No era una misión que le entusiasmara. La desaparición de una joven doctora en Nueva York era un tema para la prensa sensacionalista, que se aseguraría de explotarlo a fondo. El dinero estaba bien, pero el instinto de Sammy Barber le decía que lo dejara correr. Sammy solo había estado detenido una vez, pero luego el tribunal le absolvió, porque era un hombre muy cuidadoso y nunca se acercaba lo suficiente a sus víctimas como para dejar pruebas de ADN.
Los astutos ojos avellana de Sammy eran el rasgo dominante de una cara enjuta, que parecía no encajar con un cuello ancho y corto. Tenía cuarenta y dos años, una musculatura que sobresalía de las mangas de su chaqueta deportiva y, oficialmente, un trabajo de gorila en una discoteca de Greenwich Village.
Estaba sentado con una taza de café, frente al representante de su futuro patrón, en una cafetería de Queens. Sammy, escrupulosamente atento a los pequeños detalles, ya le había tomado la medida. Unos cincuenta años. Muy atractivo. Gemelos de plata con iniciales D.L. Le habían dicho que no era necesario que supiera el nombre del tipo, que con el número de teléfono bastaría para estar en contacto.

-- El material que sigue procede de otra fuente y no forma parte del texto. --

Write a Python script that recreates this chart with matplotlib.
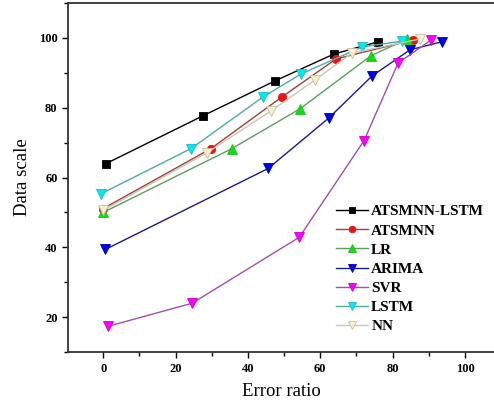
import matplotlib
matplotlib.use("Agg")
import matplotlib.pyplot as plt
from matplotlib.ticker import MultipleLocator

plt.rcParams['font.family'] = ['Liberation Serif', 'DejaVu Serif']

x_atsmnn_lstm = [0.8, 27.6, 47.5, 63.8, 76.0]
y_atsmnn_lstm = [64.0, 77.7, 87.7, 95.4, 98.9]

x_atsmnn = [0.0, 29.8, 49.4, 64.4, 85.6]
y_atsmnn = [51.1, 68.3, 83.1, 94.0, 99.4]

x_lr = [0.0, 35.6, 54.4, 74.0, 84.0]
y_lr = [50.0, 68.3, 79.7, 94.9, 99.7]

x_arima = [0.6, 45.6, 62.4, 74.3, 84.8, 93.6]
y_arima = [39.4, 62.6, 77.1, 89.1, 96.6, 98.9]

x_svr = [1.4, 24.6, 54.2, 72.1, 81.5, 90.6]
y_svr = [17.4, 24.0, 42.9, 70.6, 92.8, 99.4]

x_lstm = [-0.5, 24.3, 44.2, 54.7, 71.5, 82.6]
y_lstm = [55.4, 68.3, 83.1, 89.7, 97.4, 99.1]

x_nn = [0.0, 28.7, 46.4, 58.6, 68.8, 87.6]
y_nn = [50.6, 67.1, 79.1, 88.0, 95.7, 99.7]

labels = ["ATSMNN-LSTM", "ATSMNN", "LR", "ARIMA", "SVR", "LSTM", "NN"]

fig = plt.figure(figsize=(4.94, 4.08), dpi=100)
ax = fig.add_axes([0.1377, 0.137, 0.8623, 0.8556])

series = [
    (x_atsmnn_lstm, y_atsmnn_lstm, '#000000', 's', '#000000', '#000000', 5.5),
    (x_atsmnn, y_atsmnn, '#a04038', 'o', '#ee1111', '#cc2222', 6),
    (x_lr, y_lr, '#5aa05a', '^', '#11dd11', '#22bb22', 7),
    (x_arima, y_arima, '#1a1a8a', 'v', '#0000ee', '#0000aa', 7),
    (x_svr, y_svr, '#a050b0', 'v', '#ff00ff', '#cc00cc', 7),
    (x_lstm, y_lstm, '#50a8a8', 'v', '#00eaf0', '#20b8c0', 7),
    (x_nn, y_nn, '#c8c8b8', 'v', '#f8f0c8', '#c8c0a0', 7),
]
for (xs, ys, lc, m, mfc, mec, ms), lab in zip(series, labels):
    ax.plot(xs, ys, color=lc, lw=1.0, marker=m, markersize=ms,
            markerfacecolor=mfc, markeredgecolor=mec, markeredgewidth=0.6,
            label=lab)

ax.set_xlim(-9.7, 108)
ax.set_ylim(10, 110)
ax.xaxis.set_major_locator(MultipleLocator(20))
ax.xaxis.set_minor_locator(MultipleLocator(10))
ax.yaxis.set_major_locator(MultipleLocator(20))
ax.yaxis.set_minor_locator(MultipleLocator(10))
ax.tick_params(which='both', direction='out', width=1.0)
ax.tick_params(which='major', length=4)
ax.tick_params(which='minor', length=3)
for lab in ax.get_xticklabels() + ax.get_yticklabels():
    lab.set_fontweight('bold')
    lab.set_fontsize(9)
ax.spines['right'].set_visible(False)
for s in ['left', 'bottom', 'top']:
    ax.spines[s].set_linewidth(1.3)
    ax.spines[s].set_color('#333333')

ax.set_xlabel("Error ratio", fontsize=13.5, labelpad=6)
ax.set_ylabel("Data scale", fontsize=13.5, labelpad=6)

leg = ax.legend(loc='upper left', bbox_to_anchor=(0.615, 0.44), frameon=False,
                prop={'weight': 'bold', 'size': 11}, handlelength=2.1,
                handletextpad=0.2, labelspacing=0.36, borderaxespad=0,
                markerscale=0.8)

fig.savefig("out.png", dpi=100)
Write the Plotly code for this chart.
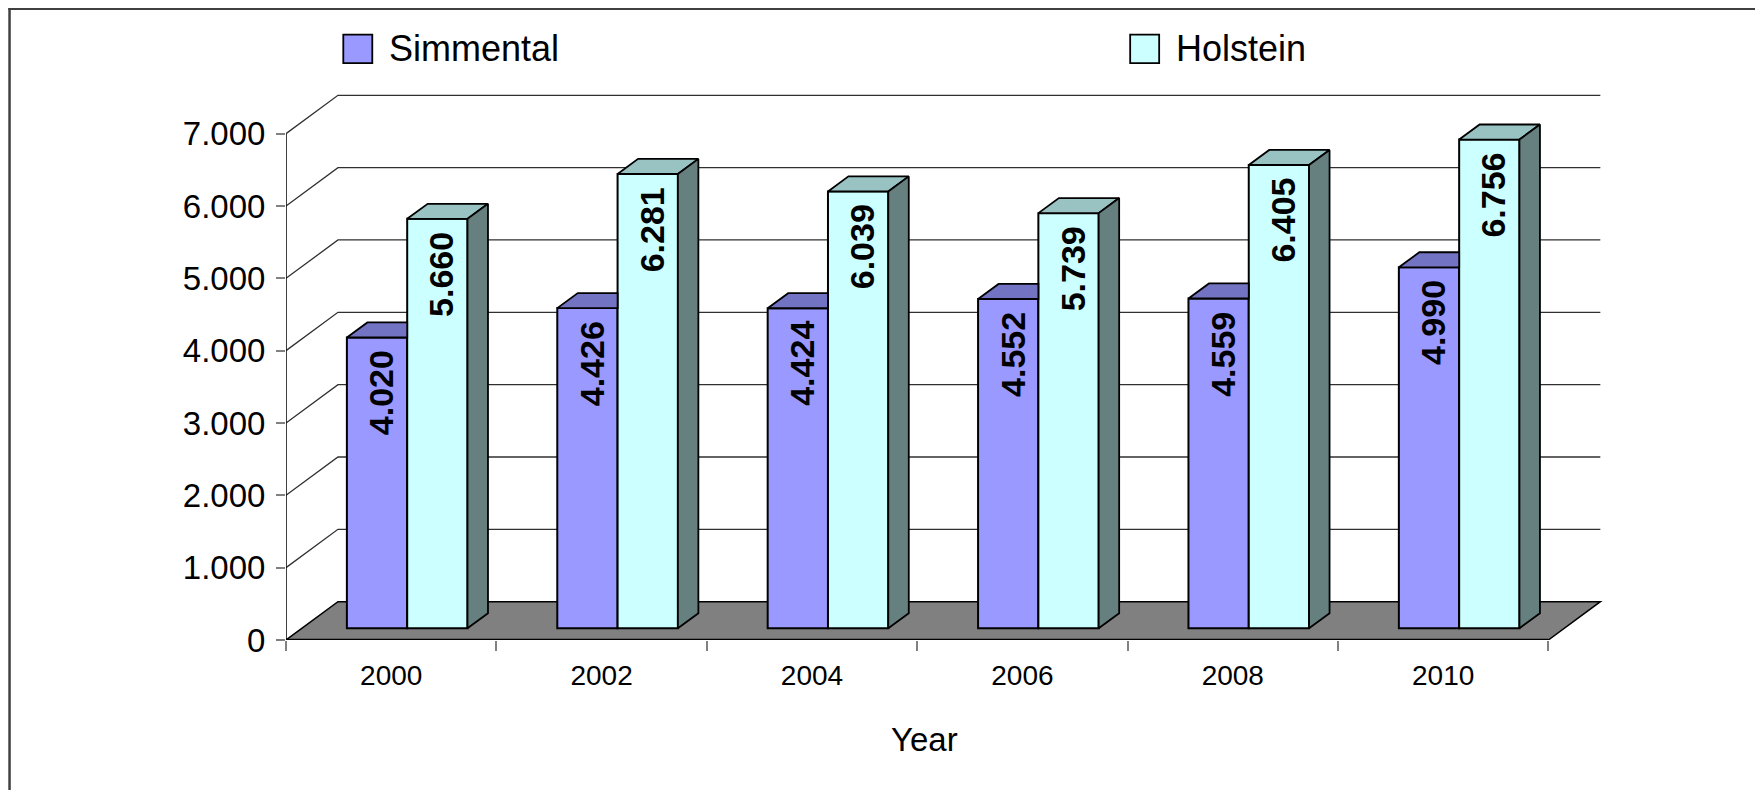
import plotly.graph_objects as go

# ---------------- data ----------------
years = ["2000", "2002", "2004", "2006", "2008", "2010"]
simmental = [4020, 4426, 4424, 4552, 4559, 4990]
holstein = [5660, 6281, 6039, 5739, 6405, 6756]
series_names = ["Simmental", "Holstein"]
y_ticks = [0, 1000, 2000, 3000, 4000, 5000, 6000, 7000]
x_title = "Year"

# ---------------- layout constants ----------------
OFF = 8                      # page body margin of the html page
PAGE_W, PAGE_H = 1763, 790
W, H = PAGE_W - OFF, PAGE_H - OFF
ML, MT = 285.7 - OFF, 83.4 - OFF
MB = H - (640 - OFF)
MR = W - (1621.9 - OFF)
PW, PH = W - ML - MR, H - MT - MB
X_RANGE = [-0.5, 5.85]
Y_RANGE = [0, 7700]

# pseudo-3D geometry (axis units)
FLOOR_DX, FLOOR_DY = 0.247, 530
BAR_DX0, BAR_DY0 = 0.076, 162
BAR_DDX, BAR_DDY = 0.0974, 208
BAR_W = 0.2866
LABEL_DX = 0.02

FRONT_COL = ["#9999FF", "#CCFFFF"]
TOP_COL = ["#7373C3", "#99C2C2"]
SIDE_COL = ["#5C5C99", "#668080"]

SANS = "Liberation Sans, Arial, sans-serif"


def px_x(px):
    """page pixel x -> paper x"""
    return (px - OFF - ML) / PW


def px_y(py):
    """page pixel y -> paper y"""
    return (H - MB - (py - OFF)) / PH


n = len(years)
xs = list(range(n))
x_lo, x_hi = -0.5, n - 0.5

fig = go.Figure()

# front faces (bars)
values = [simmental, holstein]
offsets = [BAR_DX0 - BAR_W, BAR_DX0]
for k in range(2):
    fig.add_trace(go.Bar(
        x=xs, y=values[k], base=[BAR_DY0] * n,
        offset=offsets[k], width=BAR_W, name=series_names[k],
        marker=dict(color=FRONT_COL[k], line=dict(color="black", width=2)),
        showlegend=False, hoverinfo="skip",
    ))


def poly_trace(polys, color):
    xx, yy = [], []
    for p in polys:
        for (a, b) in p:
            xx.append(a)
            yy.append(b)
        xx.append(p[0][0])
        yy.append(p[0][1])
        xx.append(None)
        yy.append(None)
    return go.Scatter(x=xx, y=yy, mode="lines", fill="toself", fillcolor=color,
                      line=dict(color="black", width=1.8), showlegend=False,
                      hoverinfo="skip")


sim_tops, hol_tops, hol_sides = [], [], []
for i in xs:
    s, h = simmental[i], holstein[i]
    sx0, sx1 = i + BAR_DX0 - BAR_W, i + BAR_DX0
    hx0, hx1 = sx1, sx1 + BAR_W
    ts, th = BAR_DY0 + s, BAR_DY0 + h
    if h >= s:
        sim_tops.append([(sx0, ts), (sx1, ts), (sx1, ts + BAR_DDY), (sx0 + BAR_DDX, ts + BAR_DDY)])
    else:
        sim_tops.append([(sx0, ts), (sx1, ts), (sx1 + BAR_DDX, ts + BAR_DDY), (sx0 + BAR_DDX, ts + BAR_DDY)])
    hol_tops.append([(hx0, th), (hx1, th), (hx1 + BAR_DDX, th + BAR_DDY), (hx0 + BAR_DDX, th + BAR_DDY)])
    hol_sides.append([(hx1, BAR_DY0), (hx1, th), (hx1 + BAR_DDX, th + BAR_DDY), (hx1 + BAR_DDX, BAR_DY0 + BAR_DDY)])

fig.add_trace(poly_trace(sim_tops, TOP_COL[0]))
fig.add_trace(poly_trace(hol_tops, TOP_COL[1]))
fig.add_trace(poly_trace(hol_sides, SIDE_COL[1]))

shapes = []
# back-wall gridlines + diagonals
for v in y_ticks[1:]:
    shapes.append(dict(
        type="path", xref="x", yref="y", layer="below",
        path=f"M {x_lo},{v} L {x_lo + FLOOR_DX},{v + FLOOR_DY} L {x_hi + FLOOR_DX},{v + FLOOR_DY}",
        line=dict(color="#303030", width=1.3),
    ))
# floor
shapes.append(dict(
    type="path", xref="x", yref="y", layer="below",
    path=(f"M {x_lo},0 L {x_hi},0 L {x_hi + FLOOR_DX},{FLOOR_DY} "
          f"L {x_lo + FLOOR_DX},{FLOOR_DY} Z"),
    fillcolor="#808080", line=dict(color="black", width=1.5),
))
shapes.append(dict(type="line", xref="x", yref="y", layer="below",
                   x0=x_lo, x1=x_hi, y0=0, y1=0, line=dict(color="black", width=2.5)))
# front vertical axis
shapes.append(dict(type="line", xref="x", yref="y", layer="below",
                   x0=x_lo, x1=x_lo, y0=0, y1=y_ticks[-1], line=dict(color="black", width=1.5)))

# frame
shapes.append(dict(type="line", xref="paper", yref="paper",
                   x0=px_x(8), x1=px_x(PAGE_W + 5), y0=px_y(9.2), y1=px_y(9.2),
                   line=dict(color="#404040", width=2.5)))
shapes.append(dict(type="line", xref="paper", yref="paper",
                   x0=px_x(9.2), x1=px_x(9.2), y0=px_y(8), y1=px_y(PAGE_H + 5),
                   line=dict(color="#404040", width=2.5)))

annotations = []
# legend (manual)
leg_box_x = [343, 1130]
leg_text_x = [387, 1174]
for k in range(2):
    shapes.append(dict(type="rect", xref="paper", yref="paper",
                       x0=px_x(leg_box_x[k]), x1=px_x(leg_box_x[k] + 29),
                       y0=px_y(35), y1=px_y(63.5),
                       fillcolor=FRONT_COL[k], line=dict(color="black", width=1.8)))
    annotations.append(dict(xref="paper", yref="paper", x=px_x(leg_text_x[k]), y=px_y(49),
                            xanchor="left", yanchor="middle", text=series_names[k],
                            showarrow=False, font=dict(family=SANS, size=36, color="black")))

# value labels
for k in range(2):
    for i in xs:
        v = values[k][i]
        cx = i + offsets[k] + BAR_W / 2 + LABEL_DX
        annotations.append(dict(
            xref="x", yref="y", x=cx, y=BAR_DY0 + v, yshift=-11,
            xanchor="center", yanchor="top", textangle=-90,
            text=f"{v:,}".replace(",", "."), showarrow=False,
            font=dict(family=SANS, size=34, color="black", weight="bold"),
        ))

# axis title
annotations.append(dict(xref="paper", yref="paper", x=px_x(924), y=px_y(739),
                        xanchor="center", yanchor="middle", text=x_title, showarrow=False,
                        font=dict(family=SANS, size=33, color="black")))

fig.update_layout(
    width=W, height=H,
    margin=dict(l=ML, r=MR, t=MT, b=MB, pad=0),
    paper_bgcolor="white", plot_bgcolor="white",
    barmode="overlay", separators=",.",
    showlegend=False,
    shapes=shapes, annotations=annotations,
    xaxis=dict(
        range=X_RANGE, showgrid=False, zeroline=False, showline=False,
        tickmode="array", tickvals=xs, ticktext=years, ticks="",
        tickfont=dict(family=SANS, size=28, color="black"),
        ticklabelstandoff=16,
        minor=dict(tickmode="array", tickvals=[x_lo + j for j in range(n + 1)],
                   ticks="outside", ticklen=10, tickwidth=1.5, tickcolor="#808080",
                   showgrid=False),
        fixedrange=True,
    ),
    yaxis=dict(
        range=Y_RANGE, showgrid=False, zeroline=False, showline=False,
        tickmode="array", tickvals=y_ticks, tickformat=",d",
        ticks="outside", ticklen=9, tickwidth=1.5, tickcolor="#808080",
        tickfont=dict(family=SANS, size=33, color="black"),
        ticklabelstandoff=4,
        fixedrange=True,
    ),
)

fig.write_html("out.html")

—Sammy, no estás en posición de negarte —le dijo Douglas Langdon con amabilidad—. Por lo que tengo entendido, esa birria de trabajo que tienes no te permite vivir como un rajá precisamente. Es más, debo recordarte que si mi primo no hubiera contactado con varios miembros del jurado, ahora mismo estarías en la cárcel.
—Tampoco habrían podido probarlo —empezó a decir Sammy.
—Tú no sabes lo que hubieran podido probar, y uno nunca sabe lo que decidirá el jurado. —El tono amable había desaparecido de la voz de Langdon. Le pasó una fotografía con un manotazo—. Esta la hicieron esta tarde frente al hospital Village. La mujer con el niño en brazos es la doctora Monica Farrell. Las direcciones de su casa y de su trabajo están al dorso.
Antes de tocar nada, Sammy cogió una servilleta de papel arrugada y la usó para asir la fotografía, que sostuvo bajo la mugrienta lámpara de la mesa.
—Una escena preciosa —comentó mientras la estudiaba. Dio la vuelta a la foto y echó un vistazo a las direcciones; después se la devolvió a Langdon, sin que él se la pidiera.
—Vale. No quiero llevar la fotografía encima, por si en algún momento me para la policía. Pero me haré cargo de todo.
—Ocúpate de que así sea. Y rápido.
Langdon volvió a guardar la foto en el bolsillo de su chaqueta. Cuando Sammy y él se levantaron, metió otra vez la mano en el bolsillo, sacó una billetera, cogió un billete de veinte dólares y lo lanzó sobre la mesa. Ni él ni Sammy se dieron cuenta de que la fotografía se había quedado pegada a la cartera, y había planeado hasta el suelo.
—Muchas gracias, señor —gritó Hank Moss, el joven camarero, mientras Langdon y Sammy salían por la puerta giratoria. Cuando recogió las tazas de café, se percató de la fotografía. Volvió a dejar las tazas y corrió hacia la puerta, pero no vio a nadie.
Probablemente no la necesitan, pensó Hank, pero por otro lado el tipo había dejado una buena propina. Le dio la vuelta a la foto y vio las direcciones escritas, una en la calle Catorce Este y la otra en la Treinta y seis Este. En la de la calle Catorce Este constaba el número de unos locales; en la de la calle Treinta y siete Este, el número de un apartamento. Hank se acordó de una clase de correo determinado, que a veces llegaba a casa de sus padres en Brooklyn. Vale, se dijo: por si acaso es importante para alguien, meteré esto en un sobre y lo mandaré al «residente». Lo enviaré a los locales de la calle Catorce. Deben de ser las oficinas del tipo al que se le cayó. Así, si es algo importante, al menos lo tendrá él.
Cuando Hank terminó el turno a las nueve en punto, volvió a entrar al cuchitril que había junto a la cocina.
—¿Te importa si cojo un sobre y un sello, Lou? —le preguntó al propietario, que estaba cuadrando las cuentas—. Un tipo olvidó una cosa.
—Claro. Adelante. Te descontaré el precio del sello del sueldo —gruñó Lou con una especie de sonrisa. Malcarado por naturaleza, sentía afecto por Hank. El chico trabajaba bien y sabía cómo tratar a los clientes—. Mira, usa uno de estos. —Le dio un sobre blanco a Hank, donde este garabateó en un momento la dirección que había decidido usar. Luego cogió el sello que Lou le tendió en la mano.
Diez minutos después, mientras volvía corriendo a su residencia de la Universidad de St. John, echó el sobre a un buzón.